Un déjeuner de soleil de Michel Déon

Un déjeuner de soleil de Michel Déon

Catégorie(s) : Littérature => Francophone

Critiqué par Dirlandaise, le 26 octobre 2006 (Québec, Inscrite le 28 août 2004, 68 ans)
La note : 8 étoiles
Moyenne des notes : 8 étoiles (basée sur 2 avis)
Cote pondérée : 5 étoiles (39 792ème position).
Visites : 4 872  (depuis Novembre 2007)

Une vie trépidante

Ce livre raconte la vie de Stanislas Beren, écrivain excentrique à la vie parsemée de conquêtes féminines nombreuses mais pas toujours heureuses. Le jeune Stanislas est âgé de dix-sept ans lorsqu'il débarque à Paris en 1925. Au lycée à la clientèle plutôt snob composée d'enfants de bourgeois enrichis par la guerre, tout le monde le trouve bizarre avec son accoutrement : il est pieds nus dans des espadrilles, porte des pantalons de velours côtelé marron, une chemise de laine bariolée et un gilet cintré en peau de mouton renversé. Il se fait un ami en la personne de André Garrett et les deux garçons deviennent vite inséparables. Mais, Stanislas refuse obstinément de dévoiler ses origines, laissant la porte ouverte à de nombreuses hypothèses dont certaines plutôt romantiques. Stanislas ne parle pas un mot de français mais il écoute. Il apprend cette langue dans un temps record et quelques années plus tard, il devient un écrivain à succès. Le temps passe et l'amitié de Stanislas et d'André perdure. La mort tragique d'André à la guerre y met un terme mais le fils d'André reprend le flambeau et devient un ami intime de l'écrivain, recueillant ses confidences et l'accompagnant dans plusieurs grandes villes du monde dont Londres et Venise. Il devient également son éditeur. Stanislas est un personnage coloré et unique. Il se marie avec une femme de quinze ans plus âgée que lui, a de nombreuses liaisons qui se terminent parfois de façon tragique et à la fin de sa vie, finit par dévoiler le terrible secret de son passé à son ami de toujours.

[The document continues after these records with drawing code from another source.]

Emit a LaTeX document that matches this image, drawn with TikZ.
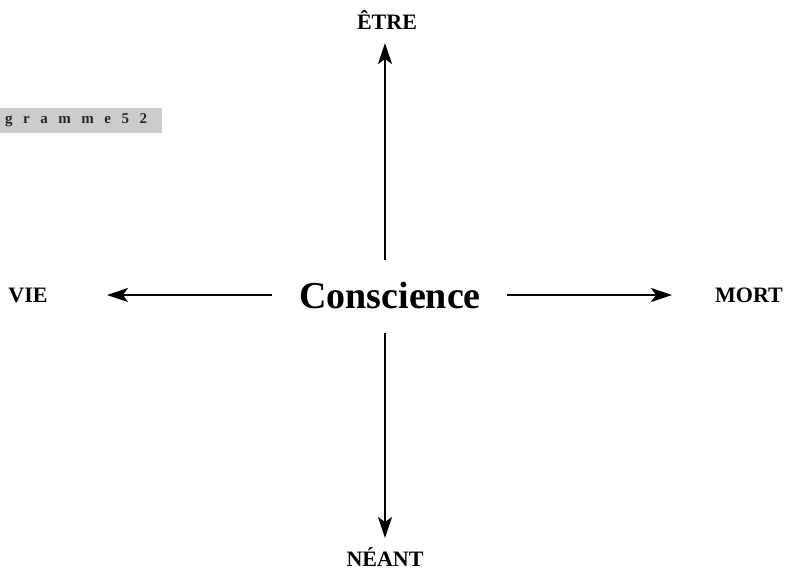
\documentclass[tikz,border=0pt]{standalone}
\usepackage{fontspec}
\setmainfont{Liberation Serif}
\usetikzlibrary{arrows.meta}
\newcommand{\gsp}{\hspace{10.5pt}}
\begin{document}
\begin{tikzpicture}[x=1pt,y=-1pt,
  lbl/.style={font=\bfseries\fontsize{22}{24}\selectfont, inner sep=0pt},
  conn/.style={line width=2.2pt, -{Stealth[length=21pt,width=14pt,inset=5pt]}}]
\useasboundingbox (0,0) rectangle (791,571);
\node[font=\bfseries\fontsize{38}{40}\selectfont, inner sep=0pt] (c) at (390,295) {Conscience};
\node[lbl] (etre) at (387,20) {ÊTRE};
\node[lbl] (neant) at (385,557) {NÉANT};
\node[lbl] (vie) at (28,295) {VIE};
\node[lbl] (mort) at (749,295) {MORT};
\node[fill=black!20, anchor=north west, minimum width=162pt, minimum height=25pt, inner sep=0pt] (box) at (0,108) {};
\node[anchor=west, font=\bfseries\fontsize{15}{17}\selectfont, text=black!85, inner sep=0pt] (boxt) at (5,120.5) {g\gsp r\gsp a\gsp m\gsp m\gsp e\gsp 5\gsp 2};
\coordinate (ut) at (385,260); \coordinate (uh) at (385,43);
\coordinate (dt) at (385,333); \coordinate (dh) at (385,538);
\coordinate (lt) at (272,295); \coordinate (lh) at (107,295);
\coordinate (rt) at (507,295); \coordinate (rh) at (672,295);
\draw[conn] (ut) -- (uh);
\draw[conn] (dt) -- (dh);
\draw[conn] (lt) -- (lh);
\draw[conn] (rt) -- (rh);
\end{tikzpicture}
\end{document}
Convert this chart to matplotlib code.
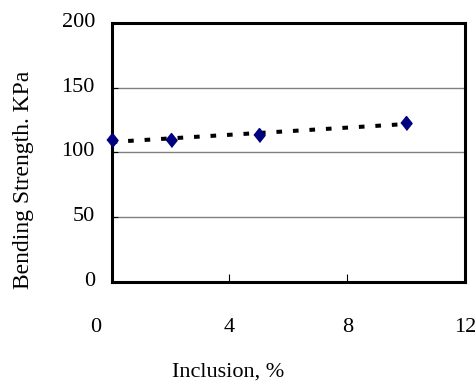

L'écriture est belle. Michel Déon est un écrivain dont la réputation n'est plus à faire mais je crois sincèrement qu'il faut bien connaître le monde dans lequel évolue le personnage de Stanislas afin de bien savourer ce récit qui renferme une très belle histoire d'amour. J'ai eu un peu de mal avec le début, l'auteur remontant constamment dans le passé pour revenir au présent et je m'y perdais régulièrement, ne sachant plus à quelle époque l'histoire se déroulait vraiment. Mais, c'est en s'accrochant que j'ai retrouvé tout le talent de Michel Déon pour mettre en scène de savoureux personnages dont le destin tragique fait de ce livre une œuvre romantique qui exhale un charme vieillot qui m'a conquise.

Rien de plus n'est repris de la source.